Опасные голоса (ЛП) - страница 2

стр.


— Ллири, — шепчу я.


Во рту чувствуется вкус соли, и я понимаю, что плакал.


— Эррик?


— Ты не должна, Ллири. Больше не пой.


Она молчит какое-то время.


— Тебе не нравится моя песня?


Даже её разочарование прекрасно. Прекраснее прибоя и чаек.


— Тебя заберут Ключи.


Слова срываются с языка легко: мой язык ещё помнит.


— Эррик. — Теперь она так близко. Её губы прижимаются к дверце. — Ты тоже маг музыки?


— Ш-ш-ш, — шепчу я. — Голоса опасны.


***


«Ты маг музыки? Ты маг музыки? Ты маг музыки?»


Я сворачиваюсь калачиком в углу и со всей силой прижимаюсь к стене, чтобы коленями закрыть уши. Мои ступни, длинные и синие в лунном потоке, обхватывают узловатые и бесполезные пальцы. Это не мои пальцы. Мои — прямые и сильные, и с ними я в силах взять тяжелейшие аккорды, вырвать чистейшие ноты из струн лютни. Но Ключи забрали мои пальцы и оставили мне это кривое недоразумение, с которым я едва могу дотянуться до пятна света или собрать грязную солому. Я переворачиваю их и смотрю на кисти. Я помню другие ладони, пухлые и розовые. Помню, как приятно гладить изгиб лютни, которую я держал в руках точно любимую.


Обычно я не люблю вспоминать, но это лучше, чем слушать удары в камере Ллири. Регулярные и приглушённые, как дубовые палочки по барабану. Она больше не кричит, но я всё ещё слышу слабые стоны. Они драгоценны и чисты. Ярко-ярко-красные, как гранатовые капли звука, которые я могу уловить в воздухе. Но нет. Я закрываю уши коленями и представляю, как тонколистное дерево скользит по нежной, толстой ладони.


Ключи заканчивают финальным грохотом тарелок, и как только дверь захлопывается, я понимаю, что она всё ещё там, живая, судя по судорожным вздохам.


Завтра я прошепчу ей о своём пятне.


***



Обычно я просыпаюсь вовремя, чтобы полюбоваться, как светлеет камера, увидеть, как потолок преобразуется из бассейна теней во влажный свод с капающими зелёно-коричневыми разводами. Но я так сильно свернулся в калачик, что воображение не рисует, а сон не отступает.

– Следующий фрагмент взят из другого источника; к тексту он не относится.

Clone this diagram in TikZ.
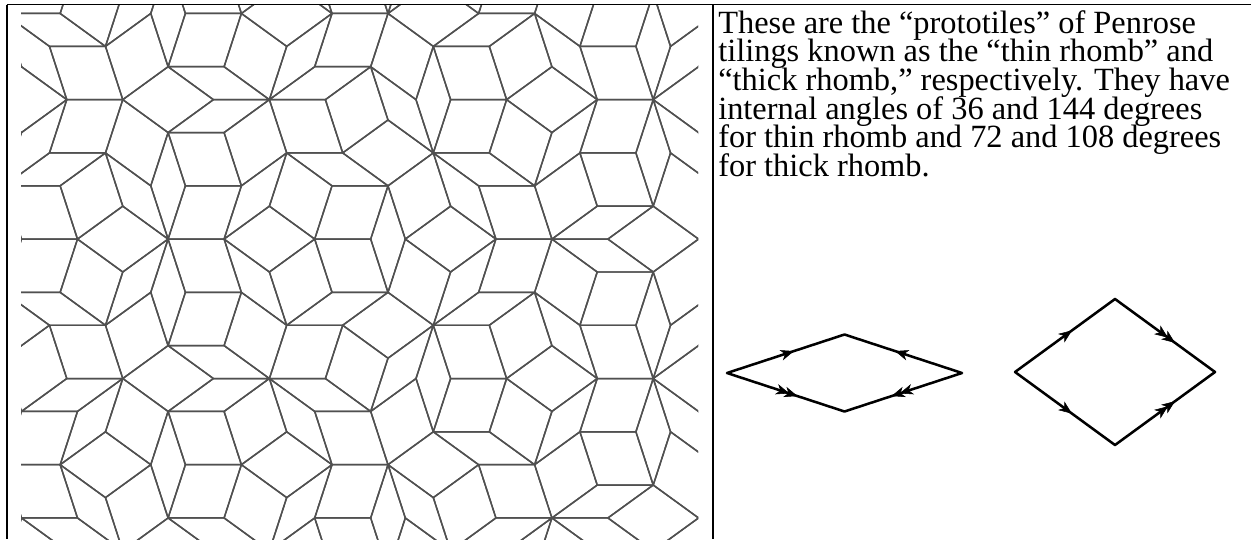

И тут в ноздри ударяет запах. Небольшие болезненно-сладкие усики заставляют меня сморщить нос даже в дрёме. Это хуже, чем соломенная груда в углу, хуже, чем складка на животе.


Он знаком.


— Нет, — шепчу я, и что-то горячее и тяжёлое заполняет мой желудок. Нет, нет, нет.


Я слышу тяжёлые шаги Ключей и не могу понять, настоящие они или только мерещатся. Тот же самый утренний туман, тот же самый глухой стук сапог, тот же самый надоедливый аромат смерти. Я помню, как скрипнула дверь соседней камеры непосредственно перед тем, как забрали моего шепчущего друга.


Но дверь не открывается. Ключи проходят мимо камеры Ллири и становятся громче. Может, это я умер. Может, именно поэтому мои глаза не хотят открываться. Может, проснуться после смерти сложнее. Я готов принять её.


Сапоги поднимают крошечное облако пыли там, где дверь для кормёжки не прилегает к полу. Громыхающие Ключи исчезают. Дверь клетки кричит, но далеко. Не Ллири и не я. Кто-то ещё умер, кто-то слишком далёкий, чтобы быть шепчущим другом.


Песня так давно не захватывала моё сердце, что я открываю рот не подумав и поднимаю руки. Я страстно желаю пропеть хоть одну ноту, всего одну яркую, чистую ноту радости. И тут я вспоминаю, и моё сердце начинает бешено грохотать. Я зажимаю рот рукою. Стою, задыхаясь перед изъеденной ржавчиной железной дверью темницы, не веря тому, что только что почти не сотворил.


Голоса опасны.


— Эррик? — раздаётся слабый, полный боли и изящества шёпот.


Я припадаю к полу и прижимаю ухо к трещине под дверьми для кормёжки.


— Ллири! — шепчу я в ответ.


— Мне больно. — Её голос дрожит от усилия, а может и от плача. — Всё болит.


— Всё пройдёт. Ты не должна больше петь.


Она фыркает, как маленькая девочка, и я представляю её с мягкими тёмными волосами и щёчками, точно персик.


— Я должна петь, Эррик. Должна. Может, если я буду петь очень тихо…


— Нет!


Если её заберут, пройдут годы и годы прежде, чем у меня появится новой шепчущий друг. Я пытаюсь отвлечь её.


— У меня есть пятно света.


— Нас осталась так мало, ты же знаешь. Маги несут слишком много надежды. Напоминание людям, как было раньше. Они вспоминают, что значит жить, когда видят наши разноцветные песни.